Just sitting still for long periods of time can result in fluid retention and swelling, cramping, fatigue and jet lag. In one of the most extreme examples, you could even suffer from deep leg thrombosis, sometimes called “economy class syndrome”.

There are some stretches for flying that you can do in your seat. Most airlines include some kind of article on stretches in their inflight magazine. Look in the back where you find route maps and inflight information.

Don’t worry about looking silly doing stretches for flying because many of the other passengers may be stretching in their seats too. And besides, you’ll probably never see these people again.

Here are a few examples of seat stretches:

1. Ankle circles: Lift your feet off the floor. Draw a circle with the toes, circling your feet away from each other at first, then towards each other.

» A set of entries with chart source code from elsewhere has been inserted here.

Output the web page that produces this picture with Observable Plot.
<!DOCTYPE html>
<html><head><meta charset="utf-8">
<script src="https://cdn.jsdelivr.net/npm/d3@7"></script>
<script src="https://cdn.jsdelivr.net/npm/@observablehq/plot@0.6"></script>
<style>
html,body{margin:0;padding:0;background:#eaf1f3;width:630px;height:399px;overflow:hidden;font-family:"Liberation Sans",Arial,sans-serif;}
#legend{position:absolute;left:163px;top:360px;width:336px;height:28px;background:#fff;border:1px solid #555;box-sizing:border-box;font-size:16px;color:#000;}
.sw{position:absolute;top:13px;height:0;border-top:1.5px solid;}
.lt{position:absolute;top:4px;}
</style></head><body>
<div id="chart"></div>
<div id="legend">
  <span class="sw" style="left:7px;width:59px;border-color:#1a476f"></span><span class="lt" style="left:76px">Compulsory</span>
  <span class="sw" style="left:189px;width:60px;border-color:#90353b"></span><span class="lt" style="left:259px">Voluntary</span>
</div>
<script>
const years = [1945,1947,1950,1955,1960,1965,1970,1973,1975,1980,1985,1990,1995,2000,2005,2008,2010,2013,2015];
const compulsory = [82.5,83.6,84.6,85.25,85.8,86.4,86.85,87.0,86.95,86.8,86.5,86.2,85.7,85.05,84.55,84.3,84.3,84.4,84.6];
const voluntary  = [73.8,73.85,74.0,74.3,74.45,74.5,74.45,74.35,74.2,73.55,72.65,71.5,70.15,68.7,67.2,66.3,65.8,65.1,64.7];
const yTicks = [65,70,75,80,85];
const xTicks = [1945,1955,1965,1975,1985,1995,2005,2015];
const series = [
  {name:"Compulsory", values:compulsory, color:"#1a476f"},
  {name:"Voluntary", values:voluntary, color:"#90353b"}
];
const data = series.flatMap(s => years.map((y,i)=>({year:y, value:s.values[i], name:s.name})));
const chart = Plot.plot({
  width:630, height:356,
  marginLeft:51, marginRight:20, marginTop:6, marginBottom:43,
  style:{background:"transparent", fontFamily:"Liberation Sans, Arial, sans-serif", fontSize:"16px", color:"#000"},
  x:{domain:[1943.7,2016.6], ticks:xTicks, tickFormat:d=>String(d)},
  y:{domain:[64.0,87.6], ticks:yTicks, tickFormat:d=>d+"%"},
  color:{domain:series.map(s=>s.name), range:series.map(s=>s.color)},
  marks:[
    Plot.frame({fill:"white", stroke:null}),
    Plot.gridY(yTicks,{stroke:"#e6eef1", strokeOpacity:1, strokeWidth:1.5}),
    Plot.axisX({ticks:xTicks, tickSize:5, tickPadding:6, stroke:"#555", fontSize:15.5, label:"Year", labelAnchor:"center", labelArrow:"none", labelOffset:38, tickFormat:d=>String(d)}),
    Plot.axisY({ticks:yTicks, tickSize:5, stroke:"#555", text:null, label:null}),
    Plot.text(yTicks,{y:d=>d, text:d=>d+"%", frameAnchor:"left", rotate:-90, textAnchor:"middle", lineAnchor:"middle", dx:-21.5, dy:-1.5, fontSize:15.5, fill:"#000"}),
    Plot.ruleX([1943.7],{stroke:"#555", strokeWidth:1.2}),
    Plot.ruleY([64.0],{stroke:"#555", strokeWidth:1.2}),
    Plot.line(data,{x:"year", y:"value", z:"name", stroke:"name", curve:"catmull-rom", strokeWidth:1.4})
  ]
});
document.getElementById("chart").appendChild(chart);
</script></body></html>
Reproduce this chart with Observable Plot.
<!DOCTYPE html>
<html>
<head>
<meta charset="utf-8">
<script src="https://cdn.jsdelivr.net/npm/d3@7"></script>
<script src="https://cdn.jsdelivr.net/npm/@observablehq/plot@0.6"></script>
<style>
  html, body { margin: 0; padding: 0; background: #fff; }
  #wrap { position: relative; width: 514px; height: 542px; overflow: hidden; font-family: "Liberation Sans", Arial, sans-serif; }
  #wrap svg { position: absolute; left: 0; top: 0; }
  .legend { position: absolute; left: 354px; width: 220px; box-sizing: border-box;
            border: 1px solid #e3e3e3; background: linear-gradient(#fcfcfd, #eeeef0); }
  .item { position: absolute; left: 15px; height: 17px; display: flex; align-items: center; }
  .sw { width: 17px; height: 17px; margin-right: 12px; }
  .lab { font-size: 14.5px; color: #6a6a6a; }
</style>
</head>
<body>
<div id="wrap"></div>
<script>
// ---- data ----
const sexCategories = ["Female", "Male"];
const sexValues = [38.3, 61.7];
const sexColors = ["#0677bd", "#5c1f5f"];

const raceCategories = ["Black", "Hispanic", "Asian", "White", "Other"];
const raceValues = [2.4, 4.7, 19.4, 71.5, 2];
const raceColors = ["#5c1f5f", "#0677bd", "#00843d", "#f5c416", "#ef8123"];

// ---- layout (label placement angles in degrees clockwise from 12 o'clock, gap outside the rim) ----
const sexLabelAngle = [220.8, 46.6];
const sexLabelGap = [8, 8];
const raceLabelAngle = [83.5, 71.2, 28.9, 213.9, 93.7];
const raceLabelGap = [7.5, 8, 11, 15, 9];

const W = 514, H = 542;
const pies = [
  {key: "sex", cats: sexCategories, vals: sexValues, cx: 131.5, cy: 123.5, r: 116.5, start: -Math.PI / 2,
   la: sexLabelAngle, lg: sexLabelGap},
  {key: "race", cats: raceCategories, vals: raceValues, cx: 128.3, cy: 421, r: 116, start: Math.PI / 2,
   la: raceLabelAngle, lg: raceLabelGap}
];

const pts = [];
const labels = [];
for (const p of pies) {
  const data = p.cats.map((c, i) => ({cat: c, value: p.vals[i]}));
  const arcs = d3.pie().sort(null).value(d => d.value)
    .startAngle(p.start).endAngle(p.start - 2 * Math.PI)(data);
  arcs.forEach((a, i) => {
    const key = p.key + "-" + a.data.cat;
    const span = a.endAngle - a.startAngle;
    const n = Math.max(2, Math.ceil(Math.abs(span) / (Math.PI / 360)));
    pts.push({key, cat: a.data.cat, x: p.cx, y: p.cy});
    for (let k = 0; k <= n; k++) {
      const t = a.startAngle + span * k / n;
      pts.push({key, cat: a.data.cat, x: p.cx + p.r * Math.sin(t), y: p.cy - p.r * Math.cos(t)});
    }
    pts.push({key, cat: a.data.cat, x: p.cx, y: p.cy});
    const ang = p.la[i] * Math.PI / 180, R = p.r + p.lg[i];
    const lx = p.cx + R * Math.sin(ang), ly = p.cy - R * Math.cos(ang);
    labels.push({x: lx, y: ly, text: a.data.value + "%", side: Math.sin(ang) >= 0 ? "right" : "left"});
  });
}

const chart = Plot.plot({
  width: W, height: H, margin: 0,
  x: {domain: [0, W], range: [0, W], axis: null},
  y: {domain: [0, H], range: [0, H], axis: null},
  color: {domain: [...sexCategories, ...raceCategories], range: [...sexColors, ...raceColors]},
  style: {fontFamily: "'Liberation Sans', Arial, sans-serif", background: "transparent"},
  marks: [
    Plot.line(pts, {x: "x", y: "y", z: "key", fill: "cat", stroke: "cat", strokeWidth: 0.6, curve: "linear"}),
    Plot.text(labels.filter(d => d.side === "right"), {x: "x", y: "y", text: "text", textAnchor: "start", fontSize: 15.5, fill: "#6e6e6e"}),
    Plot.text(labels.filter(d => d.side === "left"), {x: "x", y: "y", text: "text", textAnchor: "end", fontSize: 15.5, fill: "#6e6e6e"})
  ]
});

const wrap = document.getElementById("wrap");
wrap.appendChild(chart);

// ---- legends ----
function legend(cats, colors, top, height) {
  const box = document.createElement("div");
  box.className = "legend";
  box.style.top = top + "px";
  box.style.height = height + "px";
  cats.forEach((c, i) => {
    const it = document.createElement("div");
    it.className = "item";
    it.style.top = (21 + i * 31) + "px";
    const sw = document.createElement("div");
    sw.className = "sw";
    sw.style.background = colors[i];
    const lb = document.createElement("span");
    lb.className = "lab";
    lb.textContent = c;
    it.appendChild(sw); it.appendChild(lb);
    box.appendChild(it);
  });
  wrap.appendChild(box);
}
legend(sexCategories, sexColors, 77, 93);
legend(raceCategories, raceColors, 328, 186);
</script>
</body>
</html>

2. Foot “rocks”: Start with your feet flat on the floor. First keep your heels on the floor and point your toes as high as you can. Back to flat on the floor, then keep the balls of the feet on the floor and pick the heels up as high as you can.

3. Knee lifts: Lift one leg at a time, contracting your thigh muscles. Alternate legs and repeat several times.

4. Knee to chest: Bend forward slightly and lift one leg again. Clasp your hands around your knee and hug it to your chest. Hold this stretch for a few seconds. Alternate legs and repeat a few times.

5. Neck rolls and stretches: Roll your head around from side to side and front to back. Clasp your hands behind your head and move your head to one side and your arms to the other.

6. Shoulder roll: Hunch shoulders forward, then up and backward, then down and forward. Reverse directions.

7. Forward flex: With both feet on the floor, slowly bend forward and walk your hands down the front of your legs toward your ankles. Hold for several seconds and sit up slowly.

When you get up for a walk, take the opportunity for some standing stretches:

8. Try touching your toes, or bend with your hands clasped behind you. When you are bending over, raise your hands away from your back to stretch and release your shoulders. Cross one leg over the other and bend over to increase the stretch on each leg. Alternate and repeat.

9. Standing in the back of the plane, try putting your weight on one foot and lifting the other off the floor. Bend your knee as high as you can and use your hands to pull your knee in to your chest.

10. Next try an easy quad stretch. Bend one knee behind you. Hold your ankle and pull gently.

If you do stretches while flying, you’ll feel less fatigued after a long flight, and you’ll have fewer muscle aches and pains. Do a few every hour. You may even feel ready to “hit the ground running”, and you’ll definitely feel better for the start of your vacation.